You can then run it using :

docker-compose run server

Limitations

Currently still under development this project has been developped using LUMI's environment. The philosophy of it aims to limit as possible the need of supercomputer's administrators. Even though it makes it easier to adapt to other environments, it also means that some supercomputer's limitations can prevent HPCS to achieve it's full potential.

Node attestation

This project enable users to chose who can read their data or containers based on UNIX identities on the super-computer platform. Another important feature is the possibility for them to limit this access to a specific set of node on the supercomputer site. However, this feature requires the attestation of the nodes.

Several methods of attestation exists using Spire HPCS mainly benefits from these :

• Token based attestation (user provides a token that is pre-registered to attest the node using it).
• Slurm based attestation (nothing done, need first to make sure that slurm is a trustable source of informations to attest the node).
• TPM based attestation (with DevID or without).
• Other hardware based key management based attestation (ex : sev-snp, in the future).

Using TPM, for example, it's very easy to run automatic node attestation, based on hardware managed keys that can't be easily spoofed. Unfortunately, LUMI's premise doesn't provide TPM at the moment and for this reason, node attestation is currently made using a dummy endpoint providing join tokens to anyone. However, this behaviour could easily be modified to strenghten the node attestation with very low code modification for other supercomputers.

Encrypted container

This project leverage Singularity / Apptainer 's encrypted containers. This feature provides to the final user a way of protecting the runtime of the container, allowing it to protect data from every interactions of the container with the outside world.

Unfortunately, for LUMI, this feature relies on different technologies, depending the permission level at which the container is encrypted, this behaviour is documented in the following table for usage on LUMI :

Build \ Run	root ?	singularity-ce version 3.11.4-1 (LUMI)	apptainer version 1.2.5 (Binary able to be shipped to LUMI)
singularity-ce version 3.11.4	yes	Unable to decrypt filesystem (no dm_crypt)	Failure (says user namespaces are needed)
singularity-ce version 3.11.4	no	doesn’t build	doesn’t build
apptainer version 1.2.5	yes	Unable to decrypt filesystem (no dm_crypt)	Failure (says user namespaces are needed)
apptainer version 1.2.5	no	Filesystem not recognized	Failure (says user namespaces are needed)

Two main reasons to the issues with the encrypted containers :

• Cannot run as root on a node (no workaround, completely normal)
• User namespaces are disabled on LUMI (for secure reason, this stackexchange has some explanations).

At the end of the day, to secure container's runtime, we would need to open a relative potential breach (by enabling user namespaces on the platform), which isn't so logical and seems not to be possible on some platforms (LUMI, f.e).

Our mitigation to the lack of confidentiality that leaves the unavailability of encrypted containers works in two steps :

• Encryption of the container at rest (encryption of the image file while stored on the supercomputer, decryption right before runtime)
• Usage of encrypted FUSE Filesystems in the container.

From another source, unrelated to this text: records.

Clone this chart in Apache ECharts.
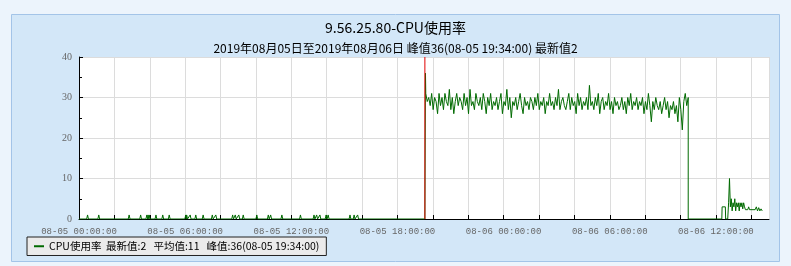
<!DOCTYPE html>
<html><head><meta charset="utf-8">
<script src="https://cdn.jsdelivr.net/npm/echarts@6/dist/echarts.min.js"></script>
<style>html,body{margin:0;padding:0;background:#ecf4fc;}#c{width:791px;height:266px;}</style>
</head><body><div id="c"></div>
<script>
// x values are minutes since 2019-08-05 00:00:00
const titleText = '9.56.25.80-CPU使用率';
const subText = '2019年08月05日至2019年08月06日 峰值36(08-05 19:34:00) 最新值2';
const seriesName = 'CPU使用率';
const statLatest = 2, statAvg = 11, statPeak = 36, statPeakTime = '08-05 19:34:00';
const peakMinute = 1174;
const xMin = 0, xMax = 2340, yMin = 0, yMax = 40;
// early period: baseline 0 with small spikes of 1 at these minutes
const spikeMinutes = [29,67,170,209,230,234,238,261,284,306,362,365,377,396,421,452,464,521,530,542,557,603,642,650,688,751,797,806,817,838,845,919,933,945];
const spikeValue = 1;
// high period, every 5 minutes starting at minute 1175
const highStart = 1175, highStep = 5;
const highValues = [
31,29,30,28,31,27,30,29,26,31,28,30,
27,31,29,28,32,27,30,26,29,31,28,30,
29,27,31,28,30,26,32,28,29,27,31,29,
28,30,27,31,29,26,30,28,31,27,29,28,
30,27,29,31,26,29,28,32,27,30,25,29,
28,30,27,29,31,28,26,30,28,29,27,30,
29,27,30,28,31,27,29,28,30,26,29,28,
31,28,29,27,30,28,32,27,29,30,28,27,
29,31,27,30,28,29,26,31,28,30,27,29,
28,30,27,33,28,29,27,30,28,31,26,29,
30,27,29,28,31,27,29,26,30,28,29,27,
28,30,27,29,26,30,28,31,27,29,28,30,
27,29,28,30,26,29,27,31,28,24,29,27,
30,28,27,29,26,28,30,27,29,25,28,27,
29,26,28,24,30,27,22,29,31,28,30];
// tail period
const tailMinutes = [2066,2180,2181,2192,2193,2200,2203,2206,2209,2212,2215,2218,2221,2224,2227,2230,2233,2236,2239,2242,2245,2248,2251,2254,2257,2260,2268,2271,2274,2293,2297,2301,2305,2309,2313,2317];
const tailValues  = [0,   0,   3,   3,   0,   0,   4,   10,  3,   5,   2,   4,   3,   5,   2,   4,   3,   4,   2,   4,   3,   4,   2.5, 4,   3,   2.3, 2.3, 3,   2.3, 2.3, 3,   2,   2.8, 2,   2.5, 2];

const data = [[0,0]];
spikeMinutes.forEach(t => { data.push([t-3,0],[t,spikeValue],[t+3,0]); });
data.push([peakMinute-1,0],[peakMinute+1,statPeak]);
highValues.forEach((v,i) => data.push([highStart + 1 + i*highStep, v]));
tailMinutes.forEach((t,i) => data.push([t, tailValues[i]]));

function pad(n){return (n<10?'0':'')+n;}
function fmtX(v){
  if (v % 360 !== 0) return '';
  const day = 5 + Math.floor(v/1440);
  const m = v % 1440;
  return '08-' + pad(day) + ' ' + pad(Math.floor(m/60)) + ':' + pad(m%60) + ':00';
}

const chart = echarts.init(document.getElementById('c'), null, {renderer:'canvas'});
chart.setOption({
  animation:false,
  backgroundColor:'#ecf4fc',
  graphic:[{type:'rect', z:-10, shape:{x:11.5,y:14.5,width:768,height:247}, style:{fill:'#d3e7f8', stroke:'#a3c4e8', lineWidth:1}}],
  title:[
    {text:titleText, left:'center', top:16, textStyle:{fontFamily:'Noto Sans CJK SC', fontSize:14, fontWeight:'normal', color:'#000'}},
    {text:subText, left:'center', top:37, textStyle:{fontFamily:'Noto Sans CJK SC', fontSize:12, fontWeight:'normal', color:'#000'}}
  ],
  legend:{
    data:[seriesName],
    left:27, top:237, orient:'horizontal',
    backgroundColor:'#ebebeb', borderColor:'#222', borderWidth:1, borderRadius:0,
    padding:[4,7,4,7], itemWidth:10, itemHeight:2, icon:'rect',
    textStyle:{fontFamily:'Noto Sans CJK SC', fontSize:10.5, color:'#000'},
    formatter: n => n + '  最新值:' + statLatest + '   平均值:' + statAvg + '   峰值:' + statPeak + '(' + statPeakTime + ')'
  },
  grid:{left:79, right:22, top:57, bottom:47, show:true, backgroundColor:'#fff', borderWidth:0, containLabel:false},
  xAxis:{
    type:'value', min:xMin, max:xMax, interval:120,
    axisLine:{show:true, onZero:false, lineStyle:{color:'#000', width:1}},
    axisTick:{show:true, inside:true, length:4, lineStyle:{color:'#000'}},
    splitLine:{show:true, lineStyle:{color:'#dcdcdc', width:1}},
    axisLabel:{formatter:fmtX, color:'#666', fontFamily:'Liberation Mono', fontSize:9, margin:8, showMaxLabel:false}
  },
  yAxis:{
    type:'value', min:yMin, max:yMax, interval:10,
    axisLine:{show:true, lineStyle:{color:'#000', width:1}},
    axisTick:{show:true, inside:true, length:4, lineStyle:{color:'#000'}},
    minorTick:{show:true, splitNumber:2, length:3, lineStyle:{color:'#000'}},
    splitLine:{show:true, lineStyle:{color:'#dcdcdc', width:1}},
    axisLabel:{color:'#666', fontFamily:'Liberation Serif', fontSize:10, margin:7}
  },
  series:[{
    name:seriesName, type:'line', data:data, showSymbol:false, symbol:'none', z:2,
    lineStyle:{color:'#006a00', width:1}, itemStyle:{color:'#006a00'}
  },{
    name:'peak', type:'line', data:[[peakMinute - 1, yMin],[peakMinute - 1, yMax]], z:5, silent:true,
    showSymbol:false, symbol:'none',
    lineStyle:{color:'#e00000', width:1}, itemStyle:{color:'#e00000'}
  }]
});
</script></body></html>
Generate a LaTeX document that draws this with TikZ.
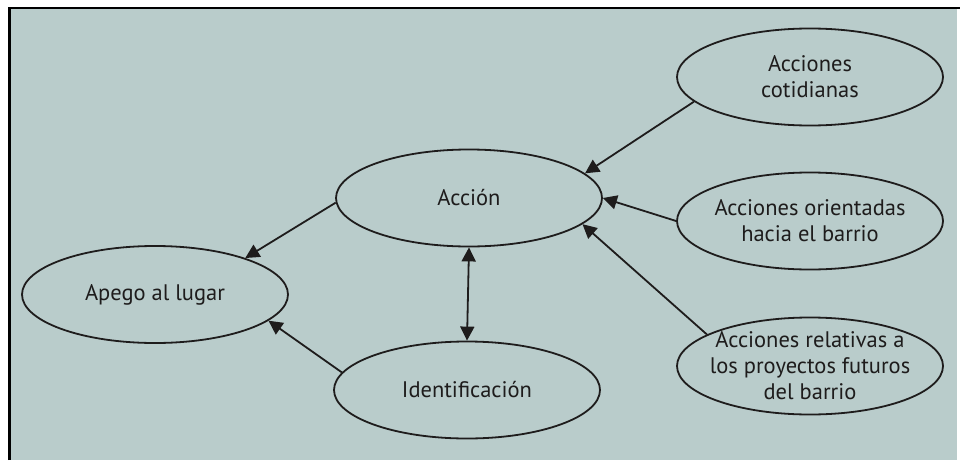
\documentclass[tikz,border=0pt]{standalone}
\usepackage{fontspec}
\setmainfont{PT Sans}
\usetikzlibrary{shapes.geometric,arrows.meta}
\definecolor{panel}{RGB}{185,204,203}
\definecolor{ink}{RGB}{30,28,28}

\begin{document}
\begin{tikzpicture}[x=1pt,y=-1pt,
  bubble/.style={ellipse,draw=ink,line width=1.8pt,minimum width=266pt,minimum height=97pt,inner sep=0pt},
  txt/.style={align=center,font=\fontsize{22.5}{26}\selectfont,text=ink,inner sep=0pt},
  link/.style={draw=ink,line width=1.8pt,-{Triangle[length=14pt,width=14pt]}},
  both/.style={draw=ink,line width=1.8pt,{Triangle[length=14pt,width=14pt]}-{Triangle[length=14pt,width=14pt]}}]

% page and panel
\useasboundingbox (0,0) rectangle (960,460);
\fill[white] (0,0) rectangle (960,460);
\fill[panel] (9,8) rectangle (957,460);
\draw[black,line width=2.5pt] (9.5,460) -- (9.5,8) -- (960,8);

% ellipses
\node[bubble] (accion) at (469,198) {};
\node[bubble] (apego) at (155,294.5) {};
\node[bubble] (ident) at (467,390) {};
\node[bubble] (cotid) at (810,77) {};
\node[bubble] (orient) at (810,221) {};
\node[bubble] (relat) at (810,366) {};

% texts
\node[txt] (accion-t) at (accion) {Acción};
\node[txt] (apego-t) at (apego) {Apego al lugar};
\node[txt] (ident-t) at (ident) {Identificación};
\node[txt] (cotid-t) at (cotid) {Acciones\\cotidianas};
\node[txt] (orient-t) at (orient) {Acciones orientadas\\hacia el barrio};
\node[txt] (relat-t) at (relat) {Acciones relativas a\\los proyectos futuros\\del barrio};

% connectors
\draw[link] (cotid.192.5) -- (accion.12.4);
\draw[link] (orient.180) -- (accion.0);
\draw[link] (relat.163.8) -- (accion.347.6);
\draw[link] (accion.182) -- (apego.22);
\draw[link] (ident.172.2) -- (apego.347.7);
\draw[both] (accion.south) -- (ident.north);
\end{tikzpicture}
\end{document}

This is achieved using gocryptfs (actually the same way as Singularity does it for encrypted containers) but only for some mountpoints. This for example allows us to certify that the input dataset won't ever be written as plaintext on the node as well as the output data.

However, again, this limitation has known solutions (cf. user namespaces) that will be leveraged or not on the platforms. The code was originally written to work with encrypted containers and this code is currently commented out but still available in case of usage on platform supporting user namespaces. Another lead that hasn't been explored as of today is the newest version of Apptainer, introducing new behaviour based on setuid.

Client attestation

When a client shows up to encrypt it's data or container and to give access to it to someone, it's automatically attested, based on it's public IP. A workload identity is then automatically created, based on the sha256sum of the binary calling the workload API or the image_id of the container where the workload is running (See #5). This behaviour represents a problem because this attestation method isn't appliable to every clients :

• Client runs containers using cgroupsv1
  • Fine, the docker image_id can be used. However, this image_id can be spoofed
• Client runs containers using cgroupsv2
  • Client runs on Linux
    • spire-agent api fetch can be attested using spire-agent binary's sha256sum
    • python3 ./utils/spawn_agent.py can't be attested since the sha256sum recognised by the workload API is python3's. A mitigation to that would be to compile the code, if possible. This would potentially provide a unique binary that would then be able to be attested using sha256sum
  • Client runs on MacOS
    • No attestation is doable at the moment since MacOS doesn't support docker and runs container inside of a Linux VM
      • Using cgroupsv2
      • Replacing every calling binary by the hypervisor

Since this limitation doesn't represent a confidentiality issue (a client isn't ever provided more than a write-only permission), current mitigations are more practical than secure (again, see #5).